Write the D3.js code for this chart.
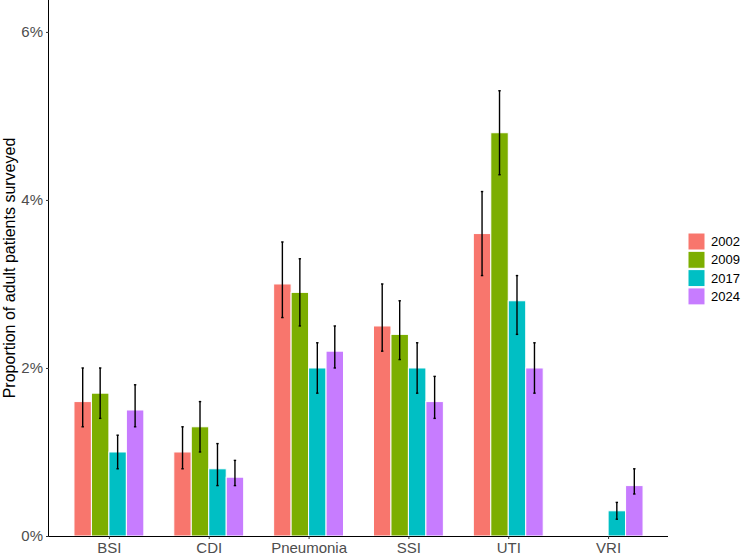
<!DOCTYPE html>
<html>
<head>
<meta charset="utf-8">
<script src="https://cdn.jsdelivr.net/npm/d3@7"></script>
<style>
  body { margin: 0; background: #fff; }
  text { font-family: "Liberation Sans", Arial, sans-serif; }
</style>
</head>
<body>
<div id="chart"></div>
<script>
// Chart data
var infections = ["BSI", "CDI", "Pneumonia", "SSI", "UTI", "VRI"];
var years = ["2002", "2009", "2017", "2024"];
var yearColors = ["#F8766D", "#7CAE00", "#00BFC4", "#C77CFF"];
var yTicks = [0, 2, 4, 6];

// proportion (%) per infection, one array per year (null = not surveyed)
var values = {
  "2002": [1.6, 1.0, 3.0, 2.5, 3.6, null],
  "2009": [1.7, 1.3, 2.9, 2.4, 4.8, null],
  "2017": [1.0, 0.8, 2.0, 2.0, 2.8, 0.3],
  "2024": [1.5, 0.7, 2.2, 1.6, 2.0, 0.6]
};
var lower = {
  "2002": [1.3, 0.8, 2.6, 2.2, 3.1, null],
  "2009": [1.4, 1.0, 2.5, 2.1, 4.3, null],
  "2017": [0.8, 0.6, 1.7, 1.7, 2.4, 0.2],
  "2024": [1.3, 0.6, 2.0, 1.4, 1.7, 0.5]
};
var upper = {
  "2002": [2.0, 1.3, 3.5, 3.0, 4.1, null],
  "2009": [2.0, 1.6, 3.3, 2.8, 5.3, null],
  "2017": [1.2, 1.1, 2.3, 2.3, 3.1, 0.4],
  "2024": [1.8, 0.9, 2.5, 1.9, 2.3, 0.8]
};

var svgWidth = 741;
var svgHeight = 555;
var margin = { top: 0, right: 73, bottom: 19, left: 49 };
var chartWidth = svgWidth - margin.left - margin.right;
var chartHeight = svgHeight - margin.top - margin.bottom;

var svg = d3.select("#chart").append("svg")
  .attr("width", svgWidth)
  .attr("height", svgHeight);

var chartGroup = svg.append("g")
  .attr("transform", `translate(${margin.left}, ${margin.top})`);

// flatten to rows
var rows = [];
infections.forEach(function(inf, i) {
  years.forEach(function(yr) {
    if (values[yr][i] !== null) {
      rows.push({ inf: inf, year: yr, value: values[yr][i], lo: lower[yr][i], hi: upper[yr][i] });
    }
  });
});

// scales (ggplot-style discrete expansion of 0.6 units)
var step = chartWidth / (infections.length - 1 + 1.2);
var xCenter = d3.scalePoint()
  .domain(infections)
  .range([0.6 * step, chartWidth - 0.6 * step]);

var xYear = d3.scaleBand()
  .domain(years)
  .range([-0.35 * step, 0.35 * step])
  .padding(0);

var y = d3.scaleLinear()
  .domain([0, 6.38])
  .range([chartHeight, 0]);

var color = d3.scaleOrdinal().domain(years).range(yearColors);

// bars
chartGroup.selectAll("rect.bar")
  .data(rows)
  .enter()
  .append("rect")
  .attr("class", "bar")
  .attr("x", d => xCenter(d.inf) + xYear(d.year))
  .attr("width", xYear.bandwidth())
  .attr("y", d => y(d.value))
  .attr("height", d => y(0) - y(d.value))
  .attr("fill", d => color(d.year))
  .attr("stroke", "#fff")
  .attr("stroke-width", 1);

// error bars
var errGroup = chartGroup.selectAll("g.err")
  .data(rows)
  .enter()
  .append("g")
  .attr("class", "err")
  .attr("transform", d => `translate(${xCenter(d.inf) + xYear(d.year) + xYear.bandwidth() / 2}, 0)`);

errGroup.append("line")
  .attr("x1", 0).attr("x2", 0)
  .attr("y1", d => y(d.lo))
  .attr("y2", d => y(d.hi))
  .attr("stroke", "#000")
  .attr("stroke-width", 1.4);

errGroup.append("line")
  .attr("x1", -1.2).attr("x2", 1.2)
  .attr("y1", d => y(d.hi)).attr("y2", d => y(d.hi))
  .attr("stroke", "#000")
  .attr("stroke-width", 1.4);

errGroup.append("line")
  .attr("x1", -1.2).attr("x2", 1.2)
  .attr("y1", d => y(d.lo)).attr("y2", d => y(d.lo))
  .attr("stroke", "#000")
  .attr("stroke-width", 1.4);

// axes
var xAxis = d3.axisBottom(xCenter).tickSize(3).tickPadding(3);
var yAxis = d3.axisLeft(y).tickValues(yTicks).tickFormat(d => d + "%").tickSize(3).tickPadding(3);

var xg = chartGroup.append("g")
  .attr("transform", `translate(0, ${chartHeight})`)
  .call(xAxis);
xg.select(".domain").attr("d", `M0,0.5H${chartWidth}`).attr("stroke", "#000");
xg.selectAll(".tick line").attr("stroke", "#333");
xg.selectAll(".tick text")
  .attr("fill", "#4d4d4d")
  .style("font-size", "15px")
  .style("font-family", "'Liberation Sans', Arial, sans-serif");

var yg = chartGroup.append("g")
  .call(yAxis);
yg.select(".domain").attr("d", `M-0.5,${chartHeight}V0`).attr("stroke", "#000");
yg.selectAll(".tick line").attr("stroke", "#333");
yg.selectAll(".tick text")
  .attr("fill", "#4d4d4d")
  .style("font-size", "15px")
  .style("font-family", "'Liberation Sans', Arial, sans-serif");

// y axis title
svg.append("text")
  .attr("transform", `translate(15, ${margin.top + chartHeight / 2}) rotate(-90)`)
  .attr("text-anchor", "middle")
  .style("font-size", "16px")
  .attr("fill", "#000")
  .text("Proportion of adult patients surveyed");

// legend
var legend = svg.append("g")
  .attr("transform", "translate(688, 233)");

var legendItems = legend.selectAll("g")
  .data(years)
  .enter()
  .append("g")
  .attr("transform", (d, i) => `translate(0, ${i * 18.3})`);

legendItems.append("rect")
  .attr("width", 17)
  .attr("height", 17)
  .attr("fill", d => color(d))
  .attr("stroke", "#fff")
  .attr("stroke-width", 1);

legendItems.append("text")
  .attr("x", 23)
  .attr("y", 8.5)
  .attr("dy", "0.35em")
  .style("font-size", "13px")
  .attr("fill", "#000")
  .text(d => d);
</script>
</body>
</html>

**OBJECTIVE:** Give back the whole listing as it stands, minus its pictures.

**TASK RESPONSE:**
Write the D3.js code for this chart.
<!DOCTYPE html>
<html>
<head>
<meta charset="utf-8">
<script src="https://cdn.jsdelivr.net/npm/d3@7"></script>
<style>
  body { margin: 0; background: #fff; }
  text { font-family: "Liberation Sans", Arial, sans-serif; }
</style>
</head>
<body>
<div id="chart"></div>
<script>
// Chart data
var infections = ["BSI", "CDI", "Pneumonia", "SSI", "UTI", "VRI"];
var years = ["2002", "2009", "2017", "2024"];
var yearColors = ["#F8766D", "#7CAE00", "#00BFC4", "#C77CFF"];
var yTicks = [0, 2, 4, 6];

// proportion (%) per infection, one array per year (null = not surveyed)
var values = {
  "2002": [1.6, 1.0, 3.0, 2.5, 3.6, null],
  "2009": [1.7, 1.3, 2.9, 2.4, 4.8, null],
  "2017": [1.0, 0.8, 2.0, 2.0, 2.8, 0.3],
  "2024": [1.5, 0.7, 2.2, 1.6, 2.0, 0.6]
};
var lower = {
  "2002": [1.3, 0.8, 2.6, 2.2, 3.1, null],
  "2009": [1.4, 1.0, 2.5, 2.1, 4.3, null],
  "2017": [0.8, 0.6, 1.7, 1.7, 2.4, 0.2],
  "2024": [1.3, 0.6, 2.0, 1.4, 1.7, 0.5]
};
var upper = {
  "2002": [2.0, 1.3, 3.5, 3.0, 4.1, null],
  "2009": [2.0, 1.6, 3.3, 2.8, 5.3, null],
  "2017": [1.2, 1.1, 2.3, 2.3, 3.1, 0.4],
  "2024": [1.8, 0.9, 2.5, 1.9, 2.3, 0.8]
};

var svgWidth = 741;
var svgHeight = 555;
var margin = { top: 0, right: 73, bottom: 19, left: 49 };
var chartWidth = svgWidth - margin.left - margin.right;
var chartHeight = svgHeight - margin.top - margin.bottom;

var svg = d3.select("#chart").append("svg")
  .attr("width", svgWidth)
  .attr("height", svgHeight);

var chartGroup = svg.append("g")
  .attr("transform", `translate(${margin.left}, ${margin.top})`);

// flatten to rows
var rows = [];
infections.forEach(function(inf, i) {
  years.forEach(function(yr) {
    if (values[yr][i] !== null) {
      rows.push({ inf: inf, year: yr, value: values[yr][i], lo: lower[yr][i], hi: upper[yr][i] });
    }
  });
});

// scales (ggplot-style discrete expansion of 0.6 units)
var step = chartWidth / (infections.length - 1 + 1.2);
var xCenter = d3.scalePoint()
  .domain(infections)
  .range([0.6 * step, chartWidth - 0.6 * step]);

var xYear = d3.scaleBand()
  .domain(years)
  .range([-0.35 * step, 0.35 * step])
  .padding(0);

var y = d3.scaleLinear()
  .domain([0, 6.38])
  .range([chartHeight, 0]);

var color = d3.scaleOrdinal().domain(years).range(yearColors);

// bars
chartGroup.selectAll("rect.bar")
  .data(rows)
  .enter()
  .append("rect")
  .attr("class", "bar")
  .attr("x", d => xCenter(d.inf) + xYear(d.year))
  .attr("width", xYear.bandwidth())
  .attr("y", d => y(d.value))
  .attr("height", d => y(0) - y(d.value))
  .attr("fill", d => color(d.year))
  .attr("stroke", "#fff")
  .attr("stroke-width", 1);

// error bars
var errGroup = chartGroup.selectAll("g.err")
  .data(rows)
  .enter()
  .append("g")
  .attr("class", "err")
  .attr("transform", d => `translate(${xCenter(d.inf) + xYear(d.year) + xYear.bandwidth() / 2}, 0)`);

errGroup.append("line")
  .attr("x1", 0).attr("x2", 0)
  .attr("y1", d => y(d.lo))
  .attr("y2", d => y(d.hi))
  .attr("stroke", "#000")
  .attr("stroke-width", 1.4);

errGroup.append("line")
  .attr("x1", -1.2).attr("x2", 1.2)
  .attr("y1", d => y(d.hi)).attr("y2", d => y(d.hi))
  .attr("stroke", "#000")
  .attr("stroke-width", 1.4);

errGroup.append("line")
  .attr("x1", -1.2).attr("x2", 1.2)
  .attr("y1", d => y(d.lo)).attr("y2", d => y(d.lo))
  .attr("stroke", "#000")
  .attr("stroke-width", 1.4);

// axes
var xAxis = d3.axisBottom(xCenter).tickSize(3).tickPadding(3);
var yAxis = d3.axisLeft(y).tickValues(yTicks).tickFormat(d => d + "%").tickSize(3).tickPadding(3);

var xg = chartGroup.append("g")
  .attr("transform", `translate(0, ${chartHeight})`)
  .call(xAxis);
xg.select(".domain").attr("d", `M0,0.5H${chartWidth}`).attr("stroke", "#000");
xg.selectAll(".tick line").attr("stroke", "#333");
xg.selectAll(".tick text")
  .attr("fill", "#4d4d4d")
  .style("font-size", "15px")
  .style("font-family", "'Liberation Sans', Arial, sans-serif");

var yg = chartGroup.append("g")
  .call(yAxis);
yg.select(".domain").attr("d", `M-0.5,${chartHeight}V0`).attr("stroke", "#000");
yg.selectAll(".tick line").attr("stroke", "#333");
yg.selectAll(".tick text")
  .attr("fill", "#4d4d4d")
  .style("font-size", "15px")
  .style("font-family", "'Liberation Sans', Arial, sans-serif");

// y axis title
svg.append("text")
  .attr("transform", `translate(15, ${margin.top + chartHeight / 2}) rotate(-90)`)
  .attr("text-anchor", "middle")
  .style("font-size", "16px")
  .attr("fill", "#000")
  .text("Proportion of adult patients surveyed");

// legend
var legend = svg.append("g")
  .attr("transform", "translate(688, 233)");

var legendItems = legend.selectAll("g")
  .data(years)
  .enter()
  .append("g")
  .attr("transform", (d, i) => `translate(0, ${i * 18.3})`);

legendItems.append("rect")
  .attr("width", 17)
  .attr("height", 17)
  .attr("fill", d => color(d))
  .attr("stroke", "#fff")
  .attr("stroke-width", 1);

legendItems.append("text")
  .attr("x", 23)
  .attr("y", 8.5)
  .attr("dy", "0.35em")
  .style("font-size", "13px")
  .attr("fill", "#000")
  .text(d => d);
</script>
</body>
</html>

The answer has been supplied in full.